Захваченный его рассказом инспектор непроизвольно пробормотал: «Подло убили» – и закашлялся, чтобы заглушить собственные слова. К счастью, Джозеф, казалось, не услышал его. «Восхищен собственной игрой», – подумал Хемингуэй, с любопытством отмечая, как человек, несомненно переживающий, может драматизировать собственные чувства с таким болезненным наслаждением.
– Очень неприятно для вас, сэр, – посочувствовал он. – Я не хочу, чтобы вы останавливались на этом больше, чем нужно, но мне надо знать, что случилось после того, как Форд пошел звонить. Когда сюда пришел инспектор Бэкстоун, он обнаружил, что дверь заперта и все окна закрыты.
– Да, это и делает все таким необъяснимым! – лицо Джозефа выражало полнейшую растерянность.
– Вы сами видели, что окна были заперты, сэр?
– Нет, но видел Стивен. Я был слишком потрясен! Мне даже не пришло в голову, что мы должны посмотреть на окна. Но мой племянник – оплот мужества! Как и можно было предположить, в экстремальной ситуации он обо всем подумал!
– Он осмотрел окна, да, сэр?
– Да, я уверен. Мне кажется, я вспоминаю, как Стив подходил к ним и откидывал шторы. Ах да! Он еще спросил меня, понимаю ли я, что и окна и дверь были закрыты!
– Вы сами не проверяли окна, сэр?
– Нет, зачем? Достаточно того, что один из нас видел это.

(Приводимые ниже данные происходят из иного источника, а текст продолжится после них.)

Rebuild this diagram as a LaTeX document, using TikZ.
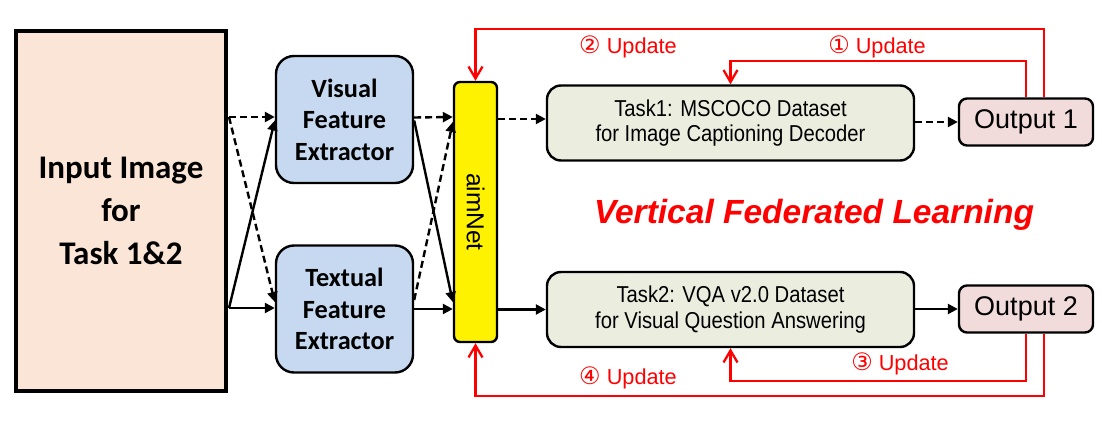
\documentclass[tikz,border=0pt]{standalone}
\usepackage{fontspec}
\setmainfont{Liberation Sans}
\newfontfamily\carlito{Carlito}
\newfontfamily\dejavu{DejaVu Sans}
\newfontfamily\narrowsans[FakeStretch=0.88]{Liberation Sans}
\usetikzlibrary{arrows.meta}
\definecolor{peach}{HTML}{FBE5D6}
\definecolor{paleblue}{HTML}{C6D9F0}
\definecolor{paleolive}{HTML}{EBEEDF}
\definecolor{palerose}{HTML}{F2DCDB}
\tikzset{
    box/.style={draw=black, line width=2.4pt, align=center, inner sep=0pt},
    extractor/.style={box, fill=paleblue, rounded corners=18pt, minimum width=137pt, minimum height=127pt,
        font=\carlito\bfseries\fontsize{26.3}{31.5}\selectfont},
    taskbox/.style={box, fill=paleolive, rounded corners=14pt, minimum width=367pt, minimum height=75pt,
        font=\narrowsans\fontsize{23}{25.5}\selectfont},
    outbox/.style={box, fill=palerose, rounded corners=8pt, minimum width=134pt, minimum height=47pt,
        font=\fontsize{27}{30}\selectfont},
    flow/.style={line width=2.4pt, -{Triangle[length=10pt,width=10pt]}},
    flowdash/.style={flow, dash pattern=on 7pt off 4pt},
    upd/.style={red, line width=2.3pt, -{Straight Barb[length=12pt,width=14pt]}},
    updlabel/.style={red, font=\fontsize{21.7}{24}\selectfont},
}
\newcommand{\stepnum}[1]{{\dejavu\fontsize{24}{24}\selectfont #1}}

\begin{document}
\begin{tikzpicture}[x=1pt, y=-1pt]
\useasboundingbox (0,0) rectangle (1102,420);
\node[box, line width=3.5pt, fill=peach, minimum width=210pt, minimum height=360pt,
    font=\carlito\bfseries\fontsize{33}{43}\selectfont] (input) at (121,211) {Input Image\\for\\Task 1\&2};
\node[extractor] (visual) at (344.5,119.5) {Visual\\Feature\\Extractor};
\node[extractor] (textual) at (344.5,309) {Textual\\Feature\\Extractor};
\node[box, fill=yellow, rounded corners=6pt, minimum width=43pt, minimum height=260pt,
    label={[rotate=-90, font=\fontsize{24.5}{28}\selectfont]center:aimNet}] (aimnet) at (475.5,212) {};
\node[taskbox] (task1) at (730.5,123) {Task1: MSCOCO Dataset\\for Image Captioning Decoder};
\node[taskbox] (task2) at (730.5,309.5) {Task2: VQA v2.0 Dataset\\for Visual Question Answering};
\node[outbox] (out1) at (1026,122) {Output 1};
\node[outbox] (out2) at (1026,309) {Output 2};
\node[red, font=\bfseries\itshape\fontsize{33.5}{36}\selectfont] (vfl) at (814,215) {Vertical Federated Learning};

\coordinate (split1) at (229,117);
\coordinate (split2) at (229,308);
\draw[flowdash] (split1) -- (split1 -| visual.west);
\draw[flowdash] (split1) -- ([yshift=7pt]textual.west);
\draw[flow] (split2) -- (split2 -| textual.west);
\draw[flow] (split2) -- ([yshift=-1pt]visual.west);

\draw[flowdash] ([yshift=2pt]visual.east) -- ([yshift=95pt]aimnet.west);
\draw[flow] ([yshift=-1pt]visual.east) -- ([yshift=-90pt]aimnet.west);
\draw[flowdash] ([yshift=9pt]textual.east) -- ([yshift=90pt]aimnet.west);
\draw[flow] (textual.east) -- (textual.east -| aimnet.west);

\coordinate (t1in) at ([yshift=4pt]task1.west);
\draw[flowdash] (aimnet.east |- t1in) -- (t1in);
\draw[flowdash] (task1.east |- out1.west) -- (out1.west);
\draw[flow] (aimnet.east |- task2.west) -- (task2.west);
\draw[flow] (task2.east |- out2.west) -- (out2.west);

\draw[upd] (out1.north) -- ++(0,-36) -| (task1.north);
\draw[upd] ([xshift=18pt]out1.north) -- ++(0,-68) -| (aimnet.north);
\draw[upd] (out2.south) -- ++(0,47) -| (task2.south);
\draw[upd] ([xshift=18pt]out2.south) -- ++(0,62) -| (aimnet.south);

\node[updlabel] (lab1) at (877,47) {\stepnum{①} Update};
\node[updlabel] (lab2) at (628,47) {\stepnum{②} Update};
\node[updlabel] (lab3) at (900,364) {\stepnum{③} Update};
\node[updlabel] (lab4) at (628,378) {\stepnum{④} Update};
\end{tikzpicture}
\end{document}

Мне все равно, я чуть не сошел с ума!
– Значит, это не вы убедились в том, что дверь ванной тоже закрыта?
– За этим проследил Стивен, – сказал Джозеф. – Не знаю, что бы я делал без него!
Хемингуэй быстро пришел к выводу, что никто в усадьбе, включая его самого, не был бы в таком затруднительном положении, если бы не действия мистера Стивена Хериарда, и, горячо согласившись с Джозефом, объявил, что больше не хочет его задерживать. Затем он отправился на поиски Форда.
Форд, которого уже дважды допрашивали, нервничал и ходил с унылым видом, но, когда его спросили, пытался ли он предыдущим вечером войти в комнату своего хозяина через дверь ванной, он с готовностью ответил, что пытался, но она была закрыта. Паула обсуждала с Ройдоном, насколько целесообразно переписать второе действие «Горечи полыни». Прерванная на середине, она нетерпеливо ответила, что, разумеется, не пробовала дверь в ванную, и повернулась спиной к инспектору. Хемингуэй удалился, и ему повезло – он столкнулся с Валерией, которая проходила через холл, чтобы подняться наверх. Увидев инспектора, девушка вздрогнула и бросила на него встревоженный взгляд.